╭─ Collected material

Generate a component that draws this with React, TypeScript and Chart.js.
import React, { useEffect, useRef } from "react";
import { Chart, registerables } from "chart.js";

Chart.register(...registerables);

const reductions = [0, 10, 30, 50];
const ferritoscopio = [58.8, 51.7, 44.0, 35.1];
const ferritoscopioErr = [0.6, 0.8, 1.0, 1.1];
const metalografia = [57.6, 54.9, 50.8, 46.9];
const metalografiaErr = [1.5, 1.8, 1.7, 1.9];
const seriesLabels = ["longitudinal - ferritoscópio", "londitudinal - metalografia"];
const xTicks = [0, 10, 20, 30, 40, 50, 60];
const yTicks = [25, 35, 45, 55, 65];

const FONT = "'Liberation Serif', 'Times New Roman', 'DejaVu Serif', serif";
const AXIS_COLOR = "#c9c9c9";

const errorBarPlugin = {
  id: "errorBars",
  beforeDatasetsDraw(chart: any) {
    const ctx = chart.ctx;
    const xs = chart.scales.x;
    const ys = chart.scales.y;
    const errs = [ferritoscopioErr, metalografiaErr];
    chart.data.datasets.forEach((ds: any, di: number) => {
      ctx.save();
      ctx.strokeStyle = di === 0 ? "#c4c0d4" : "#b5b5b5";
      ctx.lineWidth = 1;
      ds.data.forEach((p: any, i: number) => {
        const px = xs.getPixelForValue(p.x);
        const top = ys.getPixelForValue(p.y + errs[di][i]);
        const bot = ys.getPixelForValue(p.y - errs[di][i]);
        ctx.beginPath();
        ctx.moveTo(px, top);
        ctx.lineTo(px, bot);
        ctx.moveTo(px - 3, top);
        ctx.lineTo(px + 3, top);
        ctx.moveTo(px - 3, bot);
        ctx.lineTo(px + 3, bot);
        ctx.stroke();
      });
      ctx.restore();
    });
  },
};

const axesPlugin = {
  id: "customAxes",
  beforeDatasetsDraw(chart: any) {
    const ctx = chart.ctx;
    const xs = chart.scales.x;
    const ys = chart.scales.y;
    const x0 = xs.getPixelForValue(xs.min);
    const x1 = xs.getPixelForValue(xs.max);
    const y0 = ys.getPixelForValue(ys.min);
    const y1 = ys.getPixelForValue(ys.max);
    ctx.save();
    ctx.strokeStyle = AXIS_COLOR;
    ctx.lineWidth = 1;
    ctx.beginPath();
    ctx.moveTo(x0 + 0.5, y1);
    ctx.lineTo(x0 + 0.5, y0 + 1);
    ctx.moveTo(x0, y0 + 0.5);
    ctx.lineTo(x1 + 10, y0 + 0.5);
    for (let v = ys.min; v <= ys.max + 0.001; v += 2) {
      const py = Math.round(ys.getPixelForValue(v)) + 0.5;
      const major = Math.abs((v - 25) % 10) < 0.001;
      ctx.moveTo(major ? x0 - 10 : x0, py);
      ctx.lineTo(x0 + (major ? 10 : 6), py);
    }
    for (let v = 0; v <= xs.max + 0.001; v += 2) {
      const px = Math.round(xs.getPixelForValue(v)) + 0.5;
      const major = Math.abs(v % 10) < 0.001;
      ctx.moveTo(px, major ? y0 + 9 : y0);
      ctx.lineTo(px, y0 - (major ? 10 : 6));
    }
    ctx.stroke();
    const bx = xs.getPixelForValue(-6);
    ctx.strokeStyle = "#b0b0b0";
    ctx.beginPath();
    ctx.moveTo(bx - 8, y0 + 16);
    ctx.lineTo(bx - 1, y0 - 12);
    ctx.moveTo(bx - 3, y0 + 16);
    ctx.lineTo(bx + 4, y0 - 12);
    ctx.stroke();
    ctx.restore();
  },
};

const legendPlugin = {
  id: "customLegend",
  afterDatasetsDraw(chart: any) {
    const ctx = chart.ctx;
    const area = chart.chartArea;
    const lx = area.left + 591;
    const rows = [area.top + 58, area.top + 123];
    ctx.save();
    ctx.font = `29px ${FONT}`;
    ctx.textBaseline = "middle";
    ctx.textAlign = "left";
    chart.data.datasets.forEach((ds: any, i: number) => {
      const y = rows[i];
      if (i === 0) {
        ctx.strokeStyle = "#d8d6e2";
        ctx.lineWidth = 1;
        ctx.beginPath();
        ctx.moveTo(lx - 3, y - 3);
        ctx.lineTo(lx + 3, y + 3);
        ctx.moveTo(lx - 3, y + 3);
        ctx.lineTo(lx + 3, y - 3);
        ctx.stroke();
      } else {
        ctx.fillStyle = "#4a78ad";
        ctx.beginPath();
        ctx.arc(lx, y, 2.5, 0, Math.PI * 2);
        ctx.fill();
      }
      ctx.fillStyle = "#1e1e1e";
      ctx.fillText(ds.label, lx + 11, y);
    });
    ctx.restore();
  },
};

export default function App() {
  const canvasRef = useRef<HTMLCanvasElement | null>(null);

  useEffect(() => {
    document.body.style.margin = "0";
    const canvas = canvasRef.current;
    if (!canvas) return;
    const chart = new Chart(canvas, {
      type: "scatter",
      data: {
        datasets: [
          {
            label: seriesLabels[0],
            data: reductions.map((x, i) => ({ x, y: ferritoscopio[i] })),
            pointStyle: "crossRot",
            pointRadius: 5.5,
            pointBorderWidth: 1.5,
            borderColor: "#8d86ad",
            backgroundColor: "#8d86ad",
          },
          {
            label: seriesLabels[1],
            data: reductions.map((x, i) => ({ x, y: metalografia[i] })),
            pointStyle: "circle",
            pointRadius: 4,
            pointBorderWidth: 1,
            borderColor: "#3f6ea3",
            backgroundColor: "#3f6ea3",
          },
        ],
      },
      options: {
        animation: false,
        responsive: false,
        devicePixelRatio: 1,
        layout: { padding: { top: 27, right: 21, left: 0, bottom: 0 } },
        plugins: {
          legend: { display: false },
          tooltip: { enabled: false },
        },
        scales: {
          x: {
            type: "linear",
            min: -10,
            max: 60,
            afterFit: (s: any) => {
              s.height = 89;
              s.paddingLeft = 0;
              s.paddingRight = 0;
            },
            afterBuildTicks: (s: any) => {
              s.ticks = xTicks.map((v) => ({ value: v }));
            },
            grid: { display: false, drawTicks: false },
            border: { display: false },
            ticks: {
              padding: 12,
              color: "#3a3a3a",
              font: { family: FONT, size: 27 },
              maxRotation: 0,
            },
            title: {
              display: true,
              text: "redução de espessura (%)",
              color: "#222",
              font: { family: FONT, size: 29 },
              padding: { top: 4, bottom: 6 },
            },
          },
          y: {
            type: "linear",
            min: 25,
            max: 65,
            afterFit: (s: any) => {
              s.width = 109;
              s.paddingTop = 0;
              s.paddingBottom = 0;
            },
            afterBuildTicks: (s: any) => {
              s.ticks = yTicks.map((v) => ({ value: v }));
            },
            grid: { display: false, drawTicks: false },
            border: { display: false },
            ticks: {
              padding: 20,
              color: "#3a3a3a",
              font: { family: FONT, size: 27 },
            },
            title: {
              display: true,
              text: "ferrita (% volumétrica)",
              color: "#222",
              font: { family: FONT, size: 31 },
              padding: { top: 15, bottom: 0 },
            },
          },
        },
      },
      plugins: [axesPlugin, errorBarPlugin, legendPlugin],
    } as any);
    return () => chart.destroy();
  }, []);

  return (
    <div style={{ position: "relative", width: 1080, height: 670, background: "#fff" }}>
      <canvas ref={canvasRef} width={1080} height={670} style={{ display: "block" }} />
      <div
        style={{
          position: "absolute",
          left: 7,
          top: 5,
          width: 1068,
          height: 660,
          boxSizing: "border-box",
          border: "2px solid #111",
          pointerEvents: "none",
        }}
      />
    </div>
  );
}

╰─

Written instruction: Copy out each line exactly as written.

Worked answer:
Generate a component that draws this with React, TypeScript and Chart.js.
import React, { useEffect, useRef } from "react";
import { Chart, registerables } from "chart.js";

Chart.register(...registerables);

const reductions = [0, 10, 30, 50];
const ferritoscopio = [58.8, 51.7, 44.0, 35.1];
const ferritoscopioErr = [0.6, 0.8, 1.0, 1.1];
const metalografia = [57.6, 54.9, 50.8, 46.9];
const metalografiaErr = [1.5, 1.8, 1.7, 1.9];
const seriesLabels = ["longitudinal - ferritoscópio", "londitudinal - metalografia"];
const xTicks = [0, 10, 20, 30, 40, 50, 60];
const yTicks = [25, 35, 45, 55, 65];

const FONT = "'Liberation Serif', 'Times New Roman', 'DejaVu Serif', serif";
const AXIS_COLOR = "#c9c9c9";

const errorBarPlugin = {
  id: "errorBars",
  beforeDatasetsDraw(chart: any) {
    const ctx = chart.ctx;
    const xs = chart.scales.x;
    const ys = chart.scales.y;
    const errs = [ferritoscopioErr, metalografiaErr];
    chart.data.datasets.forEach((ds: any, di: number) => {
      ctx.save();
      ctx.strokeStyle = di === 0 ? "#c4c0d4" : "#b5b5b5";
      ctx.lineWidth = 1;
      ds.data.forEach((p: any, i: number) => {
        const px = xs.getPixelForValue(p.x);
        const top = ys.getPixelForValue(p.y + errs[di][i]);
        const bot = ys.getPixelForValue(p.y - errs[di][i]);
        ctx.beginPath();
        ctx.moveTo(px, top);
        ctx.lineTo(px, bot);
        ctx.moveTo(px - 3, top);
        ctx.lineTo(px + 3, top);
        ctx.moveTo(px - 3, bot);
        ctx.lineTo(px + 3, bot);
        ctx.stroke();
      });
      ctx.restore();
    });
  },
};

const axesPlugin = {
  id: "customAxes",
  beforeDatasetsDraw(chart: any) {
    const ctx = chart.ctx;
    const xs = chart.scales.x;
    const ys = chart.scales.y;
    const x0 = xs.getPixelForValue(xs.min);
    const x1 = xs.getPixelForValue(xs.max);
    const y0 = ys.getPixelForValue(ys.min);
    const y1 = ys.getPixelForValue(ys.max);
    ctx.save();
    ctx.strokeStyle = AXIS_COLOR;
    ctx.lineWidth = 1;
    ctx.beginPath();
    ctx.moveTo(x0 + 0.5, y1);
    ctx.lineTo(x0 + 0.5, y0 + 1);
    ctx.moveTo(x0, y0 + 0.5);
    ctx.lineTo(x1 + 10, y0 + 0.5);
    for (let v = ys.min; v <= ys.max + 0.001; v += 2) {
      const py = Math.round(ys.getPixelForValue(v)) + 0.5;
      const major = Math.abs((v - 25) % 10) < 0.001;
      ctx.moveTo(major ? x0 - 10 : x0, py);
      ctx.lineTo(x0 + (major ? 10 : 6), py);
    }
    for (let v = 0; v <= xs.max + 0.001; v += 2) {
      const px = Math.round(xs.getPixelForValue(v)) + 0.5;
      const major = Math.abs(v % 10) < 0.001;
      ctx.moveTo(px, major ? y0 + 9 : y0);
      ctx.lineTo(px, y0 - (major ? 10 : 6));
    }
    ctx.stroke();
    const bx = xs.getPixelForValue(-6);
    ctx.strokeStyle = "#b0b0b0";
    ctx.beginPath();
    ctx.moveTo(bx - 8, y0 + 16);
    ctx.lineTo(bx - 1, y0 - 12);
    ctx.moveTo(bx - 3, y0 + 16);
    ctx.lineTo(bx + 4, y0 - 12);
    ctx.stroke();
    ctx.restore();
  },
};

const legendPlugin = {
  id: "customLegend",
  afterDatasetsDraw(chart: any) {
    const ctx = chart.ctx;
    const area = chart.chartArea;
    const lx = area.left + 591;
    const rows = [area.top + 58, area.top + 123];
    ctx.save();
    ctx.font = `29px ${FONT}`;
    ctx.textBaseline = "middle";
    ctx.textAlign = "left";
    chart.data.datasets.forEach((ds: any, i: number) => {
      const y = rows[i];
      if (i === 0) {
        ctx.strokeStyle = "#d8d6e2";
        ctx.lineWidth = 1;
        ctx.beginPath();
        ctx.moveTo(lx - 3, y - 3);
        ctx.lineTo(lx + 3, y + 3);
        ctx.moveTo(lx - 3, y + 3);
        ctx.lineTo(lx + 3, y - 3);
        ctx.stroke();
      } else {
        ctx.fillStyle = "#4a78ad";
        ctx.beginPath();
        ctx.arc(lx, y, 2.5, 0, Math.PI * 2);
        ctx.fill();
      }
      ctx.fillStyle = "#1e1e1e";
      ctx.fillText(ds.label, lx + 11, y);
    });
    ctx.restore();
  },
};

export default function App() {
  const canvasRef = useRef<HTMLCanvasElement | null>(null);

  useEffect(() => {
    document.body.style.margin = "0";
    const canvas = canvasRef.current;
    if (!canvas) return;
    const chart = new Chart(canvas, {
      type: "scatter",
      data: {
        datasets: [
          {
            label: seriesLabels[0],
            data: reductions.map((x, i) => ({ x, y: ferritoscopio[i] })),
            pointStyle: "crossRot",
            pointRadius: 5.5,
            pointBorderWidth: 1.5,
            borderColor: "#8d86ad",
            backgroundColor: "#8d86ad",
          },
          {
            label: seriesLabels[1],
            data: reductions.map((x, i) => ({ x, y: metalografia[i] })),
            pointStyle: "circle",
            pointRadius: 4,
            pointBorderWidth: 1,
            borderColor: "#3f6ea3",
            backgroundColor: "#3f6ea3",
          },
        ],
      },
      options: {
        animation: false,
        responsive: false,
        devicePixelRatio: 1,
        layout: { padding: { top: 27, right: 21, left: 0, bottom: 0 } },
        plugins: {
          legend: { display: false },
          tooltip: { enabled: false },
        },
        scales: {
          x: {
            type: "linear",
            min: -10,
            max: 60,
            afterFit: (s: any) => {
              s.height = 89;
              s.paddingLeft = 0;
              s.paddingRight = 0;
            },
            afterBuildTicks: (s: any) => {
              s.ticks = xTicks.map((v) => ({ value: v }));
            },
            grid: { display: false, drawTicks: false },
            border: { display: false },
            ticks: {
              padding: 12,
              color: "#3a3a3a",
              font: { family: FONT, size: 27 },
              maxRotation: 0,
            },
            title: {
              display: true,
              text: "redução de espessura (%)",
              color: "#222",
              font: { family: FONT, size: 29 },
              padding: { top: 4, bottom: 6 },
            },
          },
          y: {
            type: "linear",
            min: 25,
            max: 65,
            afterFit: (s: any) => {
              s.width = 109;
              s.paddingTop = 0;
              s.paddingBottom = 0;
            },
            afterBuildTicks: (s: any) => {
              s.ticks = yTicks.map((v) => ({ value: v }));
            },
            grid: { display: false, drawTicks: false },
            border: { display: false },
            ticks: {
              padding: 20,
              color: "#3a3a3a",
              font: { family: FONT, size: 27 },
            },
            title: {
              display: true,
              text: "ferrita (% volumétrica)",
              color: "#222",
              font: { family: FONT, size: 31 },
              padding: { top: 15, bottom: 0 },
            },
          },
        },
      },
      plugins: [axesPlugin, errorBarPlugin, legendPlugin],
    } as any);
    return () => chart.destroy();
  }, []);

  return (
    <div style={{ position: "relative", width: 1080, height: 670, background: "#fff" }}>
      <canvas ref={canvasRef} width={1080} height={670} style={{ display: "block" }} />
      <div
        style={{
          position: "absolute",
          left: 7,
          top: 5,
          width: 1068,
          height: 660,
          boxSizing: "border-box",
          border: "2px solid #111",
          pointerEvents: "none",
        }}
      />
    </div>
  );
}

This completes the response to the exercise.